>> Begin Information shown

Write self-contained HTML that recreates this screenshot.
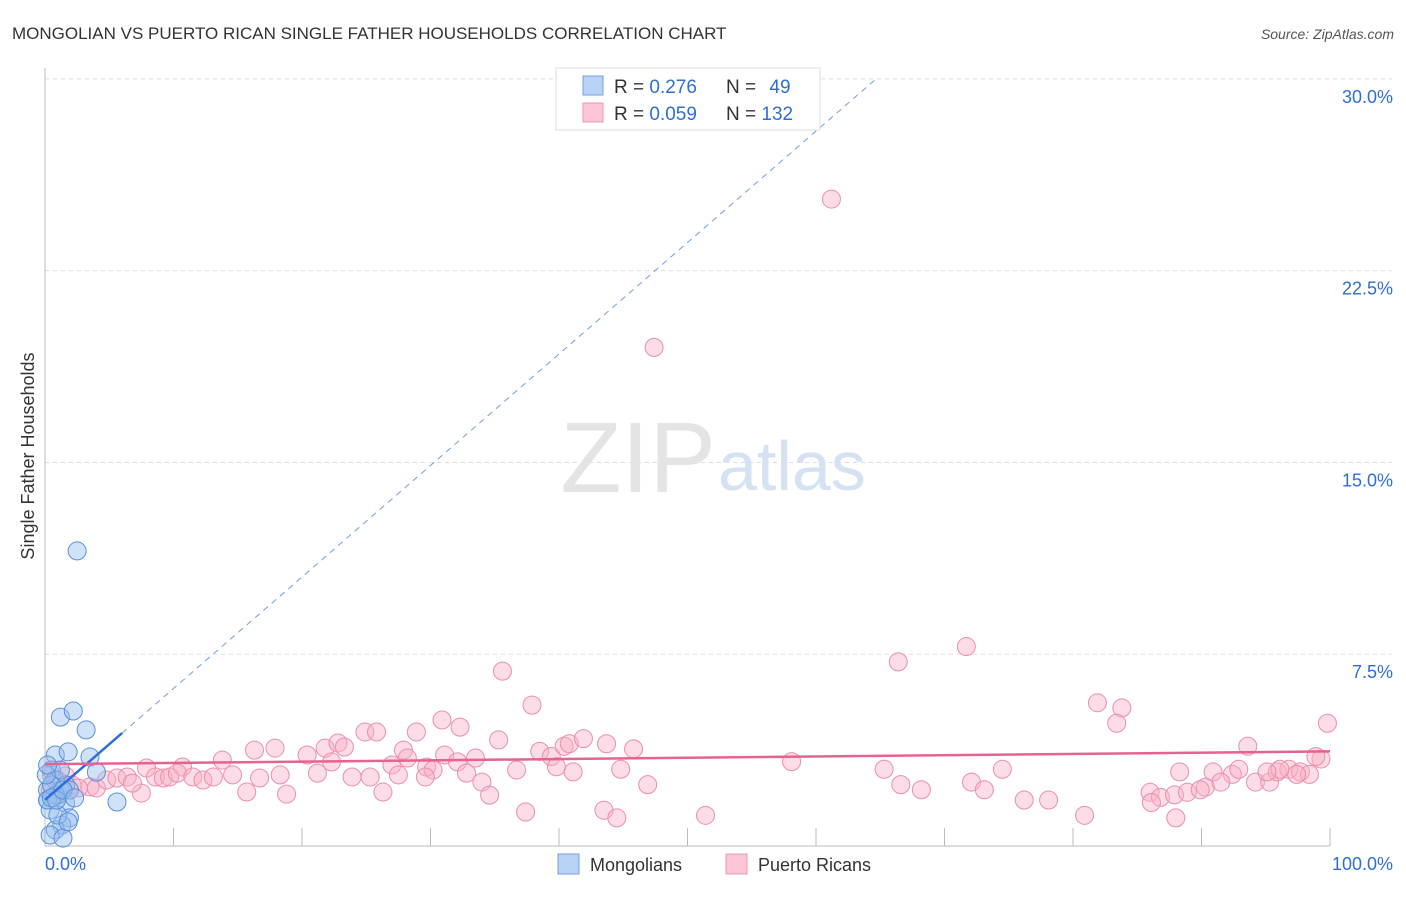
<!DOCTYPE html>
<html><head><meta charset="utf-8"><style>
body{margin:0;background:#fff;font-family:"Liberation Sans",sans-serif;}
svg text{font-family:"Liberation Sans",sans-serif;}
</style></head><body>
<svg id="chart" width="1406" height="892" viewBox="0 0 1406 892">
<text x="12" y="39" font-size="17" fill="#333">MONGOLIAN VS PUERTO RICAN SINGLE FATHER HOUSEHOLDS CORRELATION CHART</text>
<text x="1394" y="39" font-size="14" fill="#555" font-style="italic" text-anchor="end">Source: ZipAtlas.com</text>
<text x="34" y="456" font-size="18" fill="#333" text-anchor="middle" transform="rotate(-90 34 456)">Single Father Households</text>
<g id="grid"></g>
<g id="axes"></g>
<text x="716" y="492" font-size="100" fill="#e4e4e4" text-anchor="end" font-family="Liberation Serif">ZIP</text>
<text x="718" y="490" font-size="70" fill="#d5e2f3">atlas</text>
<g id="pts"></g>
<g id="lines"></g>
<g>
<rect x="556" y="68" width="264" height="62" fill="#fff" stroke="#ddd"/>
<rect x="583" y="76" width="20" height="19" fill="#b8d3f5" stroke="#6f9fe0"/>
<rect x="583" y="103" width="20" height="19" fill="#fac6d5" stroke="#ec97b1"/>
<text x="614" y="93" font-size="19" fill="#333">R = <tspan fill="#2d6fd6">0.276</tspan></text>
<text x="726" y="93" font-size="19" fill="#333">N = <tspan fill="#2d6fd6" dx="8">49</tspan></text>
<text x="614" y="120" font-size="19" fill="#333">R = <tspan fill="#2d6fd6">0.059</tspan></text>
<text x="726" y="120" font-size="19" fill="#333">N = <tspan fill="#2d6fd6">132</tspan></text>
</g>
<g>
<rect x="558" y="854" width="21" height="20" fill="#b8d3f5" stroke="#6f9fe0"/>
<text x="590" y="871" font-size="18" fill="#333">Mongolians</text>
<rect x="726" y="854" width="21" height="20" fill="#fac6d5" stroke="#ec97b1"/>
<text x="758" y="871" font-size="18" fill="#333">Puerto Ricans</text>
</g>
</svg>
<script>
const yTicks=[7.5,15,22.5,30];
const yTickLabels=["7.5%","15.0%","22.5%","30.0%"];
const xTickLabels=["0.0%","100.0%"];
const mongX=[2.5,1.2,2.2,3.2,0.8,1.8,3.5,4.0,5.6,0.2,0.5,1.2,1.6,1.9,1.3,0.8,0.4,1.4,0.8,0.2,1.0,1.6,1.9,0.4,1.0,1.8,0.8,0.2,0.5,1.2,0.5,0.1,0.9,1.4,2.3,0.2];
const mongY=[11.54,5.04,5.28,4.54,3.56,3.68,3.48,2.89,1.72,1.8,2.97,2.19,1.68,1.1,0.82,0.63,0.43,0.31,2.58,2.19,1.99,2.39,2.19,1.41,1.21,0.94,1.99,1.8,2.39,2.97,1.88,2.78,1.8,2.19,1.88,3.17];
const prX=[7.5,10.7,13.8,15.7,16.3,17.9,18.8,18.3,16.7,20.4,21.2,21.8,22.8,23.3,22.3,23.9,24.9,25.8,26.3,25.3,27.0,27.5,27.9,28.2,28.9,29.7,30.2,29.6,30.9,31.1,32.1,32.3,32.8,33.5,34.0,34.6,35.3,36.7,37.4,37.9,35.6,3.5,4.0,4.8,5.6,6.4,6.8,7.9,8.6,9.2,9.7,10.3,11.5,12.3,13.1,14.6,0.5,1.0,1.6,2.1,1.2,2.6,0.4,
38.5,39.4,40.4,40.8,41.9,43.7,45.8,39.8,41.1,44.8,46.9,43.5,44.5,51.4,61.2,47.4,66.4,71.7,81.9,83.8,83.4,99.8,58.1,65.3,66.6,68.2,72.1,73.1,74.5,76.2,78.1,80.9,88.0,86.0,86.8,86.1,87.9,88.9,90.3,90.9,92.4,93.6,92.9,91.5,94.2,95.3,95.9,96.8,97.7,98.4,99.3,98.9,97.4,96.1,95.1,88.3,89.9];
const prY=[2.07,3.09,3.36,2.11,3.75,3.83,2.03,2.78,2.66,3.56,2.85,3.83,4.03,3.87,3.29,2.70,4.46,4.46,2.11,2.70,3.17,2.78,3.75,3.44,4.46,3.09,2.97,2.70,4.93,3.56,3.29,4.65,2.85,3.44,2.50,1.99,4.15,2.97,1.33,5.51,6.84,2.31,2.27,2.58,2.66,2.70,2.46,3.05,2.70,2.66,2.70,2.85,2.70,2.58,2.70,2.78,2.78,2.58,2.74,2.39,2.19,2.27,2.19,
3.7,3.5,3.9,4.0,4.2,4.0,3.8,3.1,2.9,3.0,2.4,1.4,1.1,1.2,25.3,19.5,7.2,7.8,5.6,5.4,4.8,4.8,3.3,3.0,2.4,2.2,2.5,2.2,3.0,1.8,1.8,1.2,1.1,2.1,1.9,1.7,2.0,2.1,2.3,2.9,2.8,3.9,3.0,2.5,2.5,2.5,2.9,3.0,2.9,2.8,3.4,3.5,2.8,3.0,2.9,2.9,2.2];
const mongTrend=[1.8,0.436];
const prTrend=[3.2,0.005];
const NS='http://www.w3.org/2000/svg';
const X=v=>45+v*12.85, Y=v=>846-v*25.57;
function mk(p,t,a){const e=document.createElementNS(NS,t);for(const k in a)e.setAttribute(k,a[k]);p.appendChild(e);return e;}
const grid=document.getElementById('grid'),axes=document.getElementById('axes');
yTicks.forEach((t,i)=>{
 const g=mk(grid,'line',{x1:45,x2:1392,y1:Y(t),y2:Y(t),stroke:'#ddd','stroke-dasharray':'4,4'});
 
 
 const l=mk(axes,'text',{x:1393,y:Y(t)+24,'font-size':18,fill:'#2d6fd6','text-anchor':'end'});
 l.textContent=yTickLabels[i];
 
 
});
mk(axes,'line',{x1:45,x2:45,y1:68,y2:846,stroke:'#bbb'});
mk(axes,'line',{x1:45,x2:1330,y1:846,y2:846,stroke:'#bbb'});
for(let i=0;i<=10;i++){const t=mk(axes,'line',{x1:X(i*10),x2:X(i*10),y1:828,y2:846,stroke:'#bbb'});
 
 }
[0,100].forEach((v,i)=>{const l=mk(axes,'text',{x:i?1393:45,y:870,'font-size':18,fill:'#2d6fd6','text-anchor':i?'end':'start'});
 l.textContent=xTickLabels[i];
 
 });
const pts=document.getElementById('pts');
prX.forEach((x,i)=>{const c=mk(pts,'circle',{cx:X(x),cy:Y(prY[i]),r:9,fill:'rgba(248,178,200,0.45)',stroke:'#ea8fab','stroke-width':1});
 
 });
mongX.forEach((x,i)=>{const c=mk(pts,'circle',{cx:X(x),cy:Y(mongY[i]),r:9,fill:'rgba(150,190,240,0.45)',stroke:'#5b8fd8','stroke-width':1});
 
 });
const lines=document.getElementById('lines');
const xEnd=(30-mongTrend[0])/mongTrend[1];
const d=mk(lines,'line',{x1:X(6),y1:Y(mongTrend[0]+mongTrend[1]*6),x2:X(xEnd),y2:Y(30),stroke:'#6f9fe0','stroke-width':1,'stroke-dasharray':'6,5'});


const s=mk(lines,'line',{x1:X(0),y1:Y(mongTrend[0]),x2:X(6),y2:Y(mongTrend[0]+mongTrend[1]*6),stroke:'#2d6fd6','stroke-width':2.5});


const p=mk(lines,'line',{x1:X(0),y1:Y(prTrend[0]),x2:X(100),y2:Y(prTrend[0]+prTrend[1]*100),stroke:'#e6628f','stroke-width':2.5});


</script>
</body></html>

>> End Information shown

▶ [What the task requires] Set down the material exactly, every line of it, except for the pictures.

▶ [Full answer]
Write self-contained HTML that recreates this screenshot.
<!DOCTYPE html>
<html><head><meta charset="utf-8"><style>
body{margin:0;background:#fff;font-family:"Liberation Sans",sans-serif;}
svg text{font-family:"Liberation Sans",sans-serif;}
</style></head><body>
<svg id="chart" width="1406" height="892" viewBox="0 0 1406 892">
<text x="12" y="39" font-size="17" fill="#333">MONGOLIAN VS PUERTO RICAN SINGLE FATHER HOUSEHOLDS CORRELATION CHART</text>
<text x="1394" y="39" font-size="14" fill="#555" font-style="italic" text-anchor="end">Source: ZipAtlas.com</text>
<text x="34" y="456" font-size="18" fill="#333" text-anchor="middle" transform="rotate(-90 34 456)">Single Father Households</text>
<g id="grid"></g>
<g id="axes"></g>
<text x="716" y="492" font-size="100" fill="#e4e4e4" text-anchor="end" font-family="Liberation Serif">ZIP</text>
<text x="718" y="490" font-size="70" fill="#d5e2f3">atlas</text>
<g id="pts"></g>
<g id="lines"></g>
<g>
<rect x="556" y="68" width="264" height="62" fill="#fff" stroke="#ddd"/>
<rect x="583" y="76" width="20" height="19" fill="#b8d3f5" stroke="#6f9fe0"/>
<rect x="583" y="103" width="20" height="19" fill="#fac6d5" stroke="#ec97b1"/>
<text x="614" y="93" font-size="19" fill="#333">R = <tspan fill="#2d6fd6">0.276</tspan></text>
<text x="726" y="93" font-size="19" fill="#333">N = <tspan fill="#2d6fd6" dx="8">49</tspan></text>
<text x="614" y="120" font-size="19" fill="#333">R = <tspan fill="#2d6fd6">0.059</tspan></text>
<text x="726" y="120" font-size="19" fill="#333">N = <tspan fill="#2d6fd6">132</tspan></text>
</g>
<g>
<rect x="558" y="854" width="21" height="20" fill="#b8d3f5" stroke="#6f9fe0"/>
<text x="590" y="871" font-size="18" fill="#333">Mongolians</text>
<rect x="726" y="854" width="21" height="20" fill="#fac6d5" stroke="#ec97b1"/>
<text x="758" y="871" font-size="18" fill="#333">Puerto Ricans</text>
</g>
</svg>
<script>
const yTicks=[7.5,15,22.5,30];
const yTickLabels=["7.5%","15.0%","22.5%","30.0%"];
const xTickLabels=["0.0%","100.0%"];
const mongX=[2.5,1.2,2.2,3.2,0.8,1.8,3.5,4.0,5.6,0.2,0.5,1.2,1.6,1.9,1.3,0.8,0.4,1.4,0.8,0.2,1.0,1.6,1.9,0.4,1.0,1.8,0.8,0.2,0.5,1.2,0.5,0.1,0.9,1.4,2.3,0.2];
const mongY=[11.54,5.04,5.28,4.54,3.56,3.68,3.48,2.89,1.72,1.8,2.97,2.19,1.68,1.1,0.82,0.63,0.43,0.31,2.58,2.19,1.99,2.39,2.19,1.41,1.21,0.94,1.99,1.8,2.39,2.97,1.88,2.78,1.8,2.19,1.88,3.17];
const prX=[7.5,10.7,13.8,15.7,16.3,17.9,18.8,18.3,16.7,20.4,21.2,21.8,22.8,23.3,22.3,23.9,24.9,25.8,26.3,25.3,27.0,27.5,27.9,28.2,28.9,29.7,30.2,29.6,30.9,31.1,32.1,32.3,32.8,33.5,34.0,34.6,35.3,36.7,37.4,37.9,35.6,3.5,4.0,4.8,5.6,6.4,6.8,7.9,8.6,9.2,9.7,10.3,11.5,12.3,13.1,14.6,0.5,1.0,1.6,2.1,1.2,2.6,0.4,
38.5,39.4,40.4,40.8,41.9,43.7,45.8,39.8,41.1,44.8,46.9,43.5,44.5,51.4,61.2,47.4,66.4,71.7,81.9,83.8,83.4,99.8,58.1,65.3,66.6,68.2,72.1,73.1,74.5,76.2,78.1,80.9,88.0,86.0,86.8,86.1,87.9,88.9,90.3,90.9,92.4,93.6,92.9,91.5,94.2,95.3,95.9,96.8,97.7,98.4,99.3,98.9,97.4,96.1,95.1,88.3,89.9];
const prY=[2.07,3.09,3.36,2.11,3.75,3.83,2.03,2.78,2.66,3.56,2.85,3.83,4.03,3.87,3.29,2.70,4.46,4.46,2.11,2.70,3.17,2.78,3.75,3.44,4.46,3.09,2.97,2.70,4.93,3.56,3.29,4.65,2.85,3.44,2.50,1.99,4.15,2.97,1.33,5.51,6.84,2.31,2.27,2.58,2.66,2.70,2.46,3.05,2.70,2.66,2.70,2.85,2.70,2.58,2.70,2.78,2.78,2.58,2.74,2.39,2.19,2.27,2.19,
3.7,3.5,3.9,4.0,4.2,4.0,3.8,3.1,2.9,3.0,2.4,1.4,1.1,1.2,25.3,19.5,7.2,7.8,5.6,5.4,4.8,4.8,3.3,3.0,2.4,2.2,2.5,2.2,3.0,1.8,1.8,1.2,1.1,2.1,1.9,1.7,2.0,2.1,2.3,2.9,2.8,3.9,3.0,2.5,2.5,2.5,2.9,3.0,2.9,2.8,3.4,3.5,2.8,3.0,2.9,2.9,2.2];
const mongTrend=[1.8,0.436];
const prTrend=[3.2,0.005];
const NS='http://www.w3.org/2000/svg';
const X=v=>45+v*12.85, Y=v=>846-v*25.57;
function mk(p,t,a){const e=document.createElementNS(NS,t);for(const k in a)e.setAttribute(k,a[k]);p.appendChild(e);return e;}
const grid=document.getElementById('grid'),axes=document.getElementById('axes');
yTicks.forEach((t,i)=>{
 const g=mk(grid,'line',{x1:45,x2:1392,y1:Y(t),y2:Y(t),stroke:'#ddd','stroke-dasharray':'4,4'});
 
 
 const l=mk(axes,'text',{x:1393,y:Y(t)+24,'font-size':18,fill:'#2d6fd6','text-anchor':'end'});
 l.textContent=yTickLabels[i];
 
 
});
mk(axes,'line',{x1:45,x2:45,y1:68,y2:846,stroke:'#bbb'});
mk(axes,'line',{x1:45,x2:1330,y1:846,y2:846,stroke:'#bbb'});
for(let i=0;i<=10;i++){const t=mk(axes,'line',{x1:X(i*10),x2:X(i*10),y1:828,y2:846,stroke:'#bbb'});
 
 }
[0,100].forEach((v,i)=>{const l=mk(axes,'text',{x:i?1393:45,y:870,'font-size':18,fill:'#2d6fd6','text-anchor':i?'end':'start'});
 l.textContent=xTickLabels[i];
 
 });
const pts=document.getElementById('pts');
prX.forEach((x,i)=>{const c=mk(pts,'circle',{cx:X(x),cy:Y(prY[i]),r:9,fill:'rgba(248,178,200,0.45)',stroke:'#ea8fab','stroke-width':1});
 
 });
mongX.forEach((x,i)=>{const c=mk(pts,'circle',{cx:X(x),cy:Y(mongY[i]),r:9,fill:'rgba(150,190,240,0.45)',stroke:'#5b8fd8','stroke-width':1});
 
 });
const lines=document.getElementById('lines');
const xEnd=(30-mongTrend[0])/mongTrend[1];
const d=mk(lines,'line',{x1:X(6),y1:Y(mongTrend[0]+mongTrend[1]*6),x2:X(xEnd),y2:Y(30),stroke:'#6f9fe0','stroke-width':1,'stroke-dasharray':'6,5'});


const s=mk(lines,'line',{x1:X(0),y1:Y(mongTrend[0]),x2:X(6),y2:Y(mongTrend[0]+mongTrend[1]*6),stroke:'#2d6fd6','stroke-width':2.5});


const p=mk(lines,'line',{x1:X(0),y1:Y(prTrend[0]),x2:X(100),y2:Y(prTrend[0]+prTrend[1]*100),stroke:'#e6628f','stroke-width':2.5});


</script>
</body></html>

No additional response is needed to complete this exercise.